Versão radiofónica: aqui
A minha relação com os aviões teve fases. Já fui o repórter que aterra de pé no cockpit, em companhias africanas capazes de voar com um dos vidros das escotilhas partido, e também o marido apavorado ao mais pequeno sinal de turbulência – sobretudo depois de uma arremetida com um A-310, não por acaso aqui na Terceira.
Voltar a viver nas ilhas libertou-me da vertigem. Uma pessoa habitua-se aos aviõezinhos da SATA – “avionetas”, como há sempre um turista a dizer bem alto –, e além disso voa tantas vezes aos trambolhões, e desce às cambalhotas, que fica (como se diz) vacinada.
De modo que foi com bonomia que há dias regressei de São Miguel, a que hoje vamos como quem vai ali abaixo à cidade, na urbana. Comigo, trazia ainda o conforto do convívio com leitores e colegas, em mais um festival Arquipélago de Escritores. E, porém, não parecia haver uma só pessoa, em toda a cabina, com um livro na mão.
Folheava-se a revista de bordo. Viam-se séries de televisão. Palrava-se sobre nada. Disfarçava-se o medo da ventania.
Repeti num murmúrio: «Se aquilo que escrevemos não vence os grilhões do seu tempo, terá a força da literatura? Poderá aspirar a ser literatura – será literatura?»
Poucas horas antes, participara num debate em que nos cabia discutir a coexistência entre esta e as chamadas redes sociais.
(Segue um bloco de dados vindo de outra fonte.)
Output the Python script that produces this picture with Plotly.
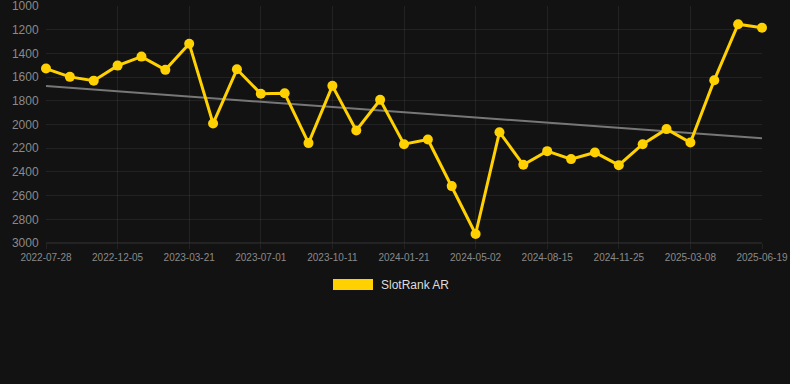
import numpy as np
import plotly.graph_objects as go

tick_labels = ["2022-07-28", "2022-12-05", "2023-03-21", "2023-07-01", "2023-10-11",
               "2024-01-21", "2024-05-02", "2024-08-15", "2024-11-25", "2025-03-08", "2025-06-19"]
y_ticks = [1000, 1200, 1400, 1600, 1800, 2000, 2200, 2400, 2600, 2800, 3000]
rank = [1528, 1598, 1630, 1503, 1427, 1539, 1318, 1992, 1534, 1740, 1737,
        2157, 1674, 2051, 1792, 2166, 2127, 2520, 2924, 2065, 2340, 2225,
        2292, 2236, 2343, 2166, 2039, 2152, 1626, 1154, 1183]
series_name = "SlotRank AR"

idx = np.arange(len(rank))
slope, intercept = np.polyfit(idx, rank, 1)
trend = slope * idx + intercept

fig = go.Figure()
fig.add_trace(go.Scatter(x=idx, y=trend, mode="lines",
                         line=dict(color="#777777", width=2), showlegend=False, hoverinfo="skip"))
fig.add_trace(go.Scatter(x=idx, y=rank, mode="lines+markers", name=series_name,
                         line=dict(color="#FFD100", width=3),
                         marker=dict(color="#FFD100", size=10), showlegend=False,
                         cliponaxis=False))

grid = "rgba(255,255,255,0.07)"
fig.update_layout(
    width=790, height=384,
    margin=dict(l=46, r=28, t=6, b=141),
    paper_bgcolor="#121212", plot_bgcolor="#121212",
    font=dict(family="Liberation Sans, Arial, sans-serif", color="#8a8a8a"),
    xaxis=dict(range=[0, len(rank) - 1], tickmode="array",
               tickvals=list(idx[::3]), ticktext=tick_labels, automargin=False,
               ticklabeloverflow="allow",
               showgrid=True, gridcolor=grid, gridwidth=1, zeroline=False,
               showline=False, ticks="outside", ticklen=5, tickcolor=grid,
               tickfont=dict(size=10, color="#8a8a8a"), fixedrange=True),
    yaxis=dict(range=[3000, 1000], tickmode="array", tickvals=y_ticks, automargin=False,
               ticklabeloverflow="allow",
               showgrid=True, gridcolor=grid, zeroline=False, showline=False,
               ticks="outside", ticklen=4, tickcolor="rgba(0,0,0,0)",
               tickfont=dict(size=12, color="#8a8a8a"), fixedrange=True),
    showlegend=False,
)
fig.add_shape(type="line", xref="paper", yref="paper", x0=0, x1=1, y0=0, y1=0,
              line=dict(color="rgba(255,255,255,0.15)", width=1))
fig.add_shape(type="rect", xref="paper", yref="paper",
              x0=(333 - 46) / 716, x1=(373 - 46) / 716,
              y0=-(290 - 243) / 237, y1=-(279 - 243) / 237,
              fillcolor="#FFD100", line=dict(width=0))
fig.add_annotation(xref="paper", yref="paper", x=(379 - 46) / 716, y=-(284.5 - 243) / 237,
                   text=series_name, showarrow=False, xanchor="left", yanchor="middle",
                   font=dict(size=12, color="#dddddd"))
fig.write_html("out.html", config={"displayModeBar": False},
               post_script="document.body.style.margin='0';document.body.style.background='#121212';")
Preocupáramo-nos em tranquilizar as hostes, lembrando que os livros já foram ameaçados pelos jornais, pelo cinema, pela TV, até pelo marco do correio – sobreviveram sempre.
Apesar disso, ali estávamos: o aviãozinho atravessou o mar, mostrou-nos o Pico, sobrevoou a Praia – e, quando aterrou, eu continuei sem descortinar um só livro. Já telemóveis, não houve vivalma que não erguesse um: para conferir as mensagens, os e-mails – e, claro, as redes.
Utilizo-as há uns dez anos. Tenho contas em várias e, evidentemente, já cometi erros. Expus-me de mais e disse tolices. Confundi a beleza e a graçola. Tomei o lado do Mal. Mas, por outro lado, nunca publiquei o clássico post de despedida, num ar de autoimportância: «Meus amigos, é chegada a hora de não-sei-quê, não-sei-que-mais…»
Nunca tive ilusões sobre o que as ditas redes significavam. Elas são uma caricatura da espécie, mais vezes tontas do que profundas, e aquilo de que falam raramente é o amor e a raiva, os mais nobres sentimentos, e antes quase sempre o hedonismo e o ódio, respectivos anjos negros.
Mesmo assim, acrescentaram-me leitores. Os meus livros completam-se nos leitores – são os leitores quem acaba de escrevê-los. E, conquanto as minhas concepções de êxito se mantivessem distintas para o exercício da literatura e a actividade na Internet – e, aliás, a minha preocupação continuasse a ser menos a de dizer: “Eu existo” do que: “Os meus livros existem e vêm daqui” –, tudo estaria bem.
Afinal, eu continuava a acreditar nisso. A literatura enfrentou sempre proibições, tabus, pragas, fomes, depressões. Nunca teve medo. Precisamente porque a ameaçavam foi literatura. E apenas porque prevaleceu foi literatura também.
Mas só quando cheguei ao terminal e verifiquei que permanecia toda a gente a olhar o telemóvel – incapaz de encontrar interesse no outro, na combinação dos elementos ou sequer nas rotinas da chegada –, tive a certeza: não se podem entender totalmente nem a força da preguiça, nem a tentação da fama, nem o risco do populismo (enfim, tudo o que define este tempo) sem se entender primeiro as redes.
Estar lá é o nosso cavalo de Tróia. Porque, entretanto, se não formos capazes de roubar os olhos das pessoas aos ecrãs – ao menos por um momento, ao menos de uma pessoa, ao menos de um filho dessa pessoa–, nada disto que escrevemos terá realmente significado.